IRENA Members to Expand Cross-border Interconnections as Shares of Renewables Grow

Newsletter

According to IRENA’s World Energy Transitions Outlook, to achieve climate goals, global electricity generation must expand three-fold by 2050, making grid flexibility exceptionally important as countries race to reduce emissions. Cross-border interconnection represents one of the key solutions to dealing with the variability of renewable power and grid stability issues.

This topic was the focus of the third meeting of the “Collaborative Framework on Enhancing Dialogue on High Shares of Renewable Energy”. The meeting, facilitated by Uruguay, brought governments, regional organisations, public organisations, development banks and academia to facilitate cross-sectoral cooperation and knowledge sharing.

In his opening remarks, IRENA Director-General Francesco La Camera mentioned that, “Interconnected power systems and cross-border electricity trade offer great opportunities to optimise diverse and abundant renewable energy resources, particularly at the regional level.”

“Our focus is not only on simple interconnection of power systems. It is on interconnections that can enable larger deployment of renewables and can address the variability of solar and wind energy generation and related grid stability issues,” he added.

However, establishing cross-border interconnection frameworks is not simple and requires addressing a set of complex technical, economic, political and institutional issues.

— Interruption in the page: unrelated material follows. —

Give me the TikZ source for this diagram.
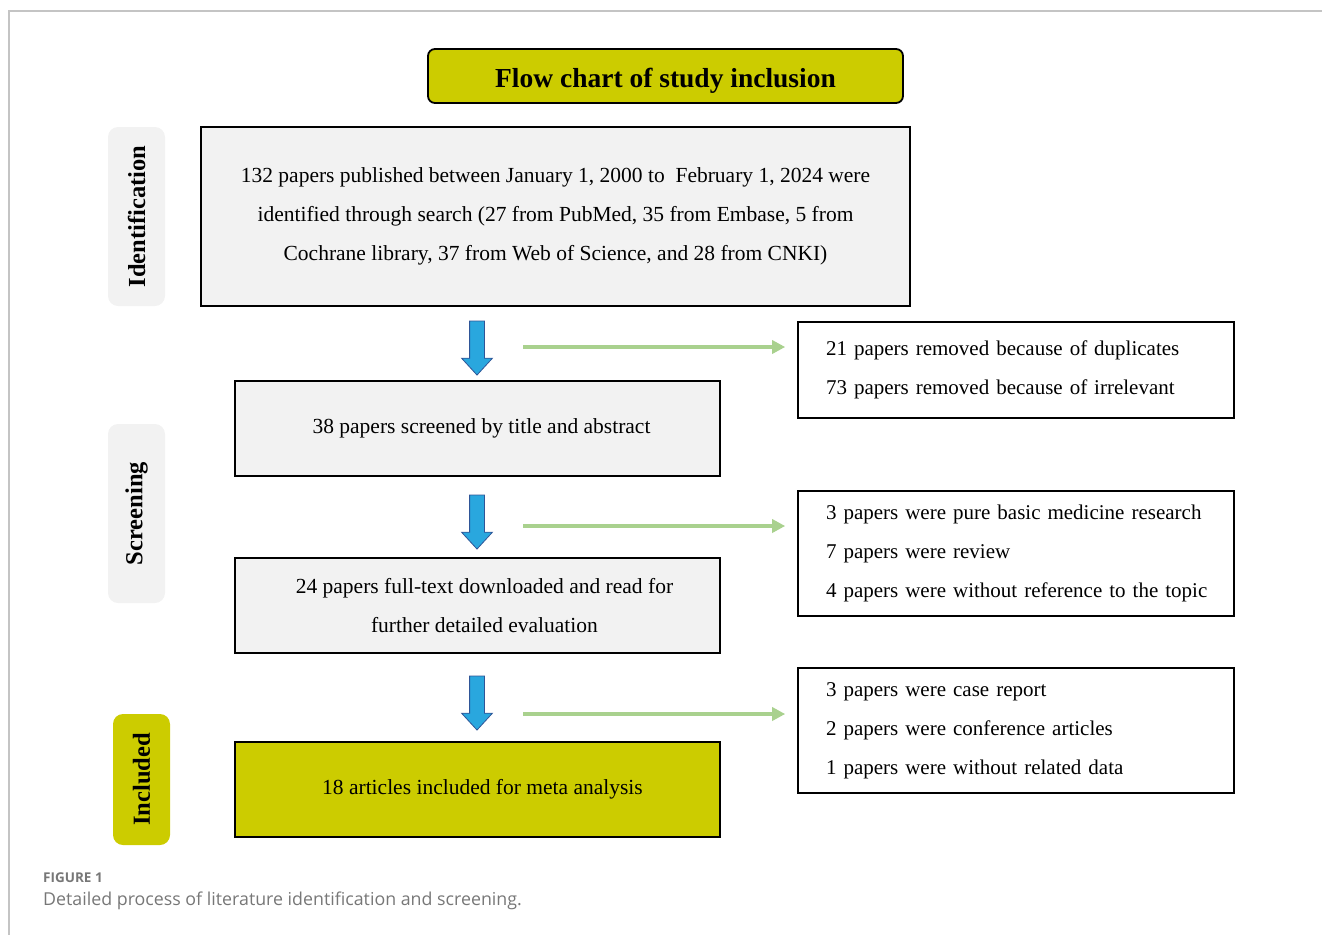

During his presentation, IRENA’s Director of Country Engagement and Partnerships, Gurbuz Gonul stressed the importance of a shared political vision to successfully connect national energy systems and markets. He also presented successful examples of interconnection, such as the Central American Integration System and the Nordic Power Market.

“This is just to show that political will to connect markets and trade renewable power is already largely existent and there are so many good examples of cross-border electricity interconnections and regional power markets across the globe,” he concluded.

The meeting also featured two case study presentations on the West African Power Pool, which unifies 14 national power systems under one regional market, and the Islamic Development Bank on the CASA-1000 project which connects energy systems in Afghanistan, Kyrgyzstan, Pakistan and Tajikistan.

Following the presentations, Member interventions were made by Austria, Brazil, Canada, Croatia, Denmark, Egypt, Ethiopia, El Salvador, Ghana, Italy, Republic of Korea, Mongolia, Morocco, Saudi Arabia, United States of America and Uruguay.

Offering his concluding remarks, H.E. Alvaro Ceriani, Ambassador of Uruguay to the United Arab Emirates and Permanent Representative to IRENA, expressed the intent to organise two additional meetings to discuss energy system operation and energy system planning, which represent the two-remaining pilot-phase workstreams identified by the membership.